### Instruction:
Give the listing again exactly, omitting its images.

-- start Supplied data --

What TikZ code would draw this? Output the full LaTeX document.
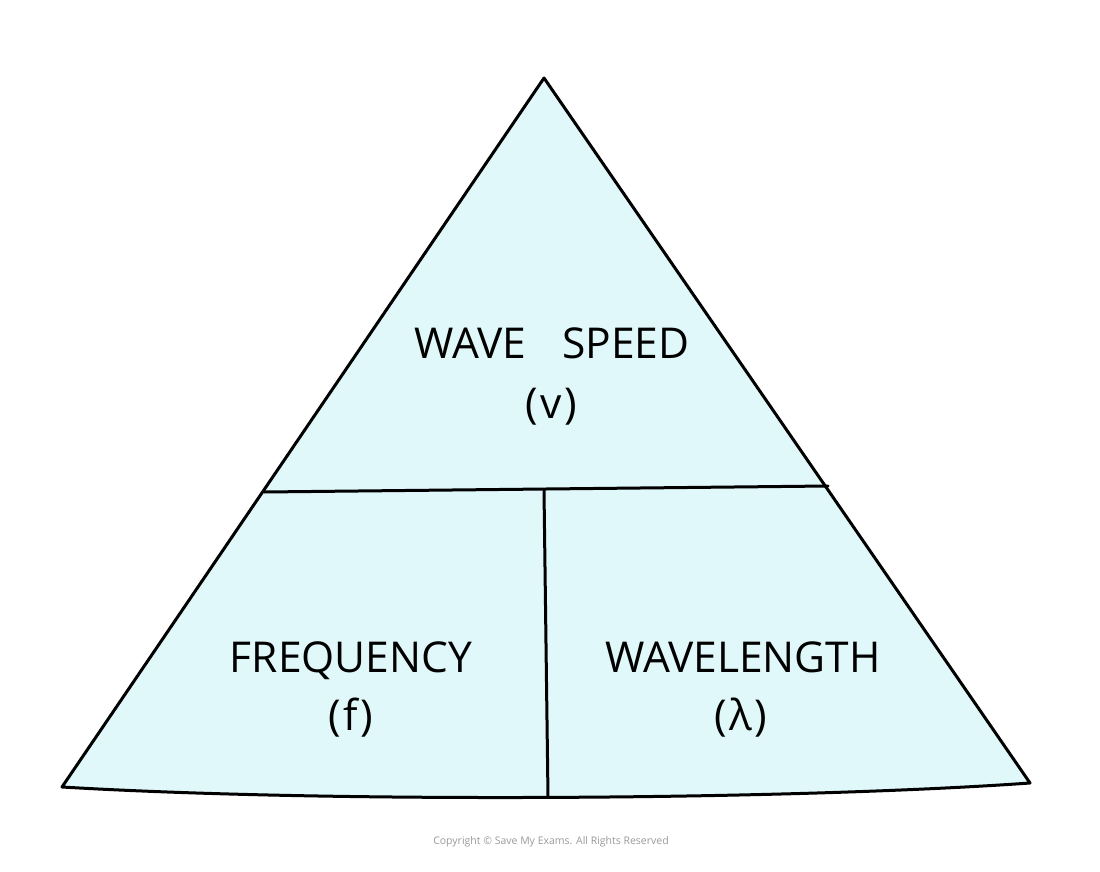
\documentclass[tikz,border=0pt]{standalone}
\usepackage{fontspec}
\setmainfont{Open Sans}
\definecolor{fillc}{HTML}{E0F8FA}
\definecolor{copyc}{HTML}{9A9A9A}
\newcommand{\psp}{\hspace{0.06em}}
\begin{document}
\begin{tikzpicture}[x=1pt,y=-1pt,
  lbl/.style={font=\fontsize{42.5}{42.5}\selectfont, inner sep=0pt, anchor=base},
  edge/.style={line width=3pt, line join=round, line cap=round}]
\useasboundingbox (0,0) rectangle (1100,872);
\fill[white] (0,0) rectangle (1100,872);
\coordinate (apex) at (544,78);
\coordinate (bl) at (62,787);
\coordinate (br) at (1030,783);
\coordinate (ml) at (264,492);
\coordinate (mr) at (828,486);
\coordinate (mt) at (544,491);
\coordinate (mb) at (548,797);
\draw[edge, fill=fillc] (apex) -- (br) .. controls (790,800) and (330,803) .. (bl) -- cycle;
\draw[edge] (ml) -- (mr);
\draw[edge] (mt) -- (mb);
\node[lbl] (ws) at (552,358) {WAVE\hspace{0.85em}SPEED};
\node[lbl] (v) at (551,418) {(\psp v\psp)};
\node[lbl] (fr) at (351,672) {FREQUENCY};
\node[lbl] (f) at (351,730) {(\psp f\psp)};
\node[lbl] (wl) at (743,672) {WAVELENGTH};
\node[lbl] (lam) at (741,730) {(\psp λ\psp)};
\node[font=\fontsize{10.5}{10.5}\selectfont, text=copyc, inner sep=0pt] (copy) at (551,842) {Copyright © Save My Exams. All Rights Reserved};
\end{tikzpicture}
\end{document}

-- end Supplied data --

### Response to the exercise:
What TikZ code would draw this? Output the full LaTeX document.
\documentclass[tikz,border=0pt]{standalone}
\usepackage{fontspec}
\setmainfont{Open Sans}
\definecolor{fillc}{HTML}{E0F8FA}
\definecolor{copyc}{HTML}{9A9A9A}
\newcommand{\psp}{\hspace{0.06em}}
\begin{document}
\begin{tikzpicture}[x=1pt,y=-1pt,
  lbl/.style={font=\fontsize{42.5}{42.5}\selectfont, inner sep=0pt, anchor=base},
  edge/.style={line width=3pt, line join=round, line cap=round}]
\useasboundingbox (0,0) rectangle (1100,872);
\fill[white] (0,0) rectangle (1100,872);
\coordinate (apex) at (544,78);
\coordinate (bl) at (62,787);
\coordinate (br) at (1030,783);
\coordinate (ml) at (264,492);
\coordinate (mr) at (828,486);
\coordinate (mt) at (544,491);
\coordinate (mb) at (548,797);
\draw[edge, fill=fillc] (apex) -- (br) .. controls (790,800) and (330,803) .. (bl) -- cycle;
\draw[edge] (ml) -- (mr);
\draw[edge] (mt) -- (mb);
\node[lbl] (ws) at (552,358) {WAVE\hspace{0.85em}SPEED};
\node[lbl] (v) at (551,418) {(\psp v\psp)};
\node[lbl] (fr) at (351,672) {FREQUENCY};
\node[lbl] (f) at (351,730) {(\psp f\psp)};
\node[lbl] (wl) at (743,672) {WAVELENGTH};
\node[lbl] (lam) at (741,730) {(\psp λ\psp)};
\node[font=\fontsize{10.5}{10.5}\selectfont, text=copyc, inner sep=0pt] (copy) at (551,842) {Copyright © Save My Exams. All Rights Reserved};
\end{tikzpicture}
\end{document}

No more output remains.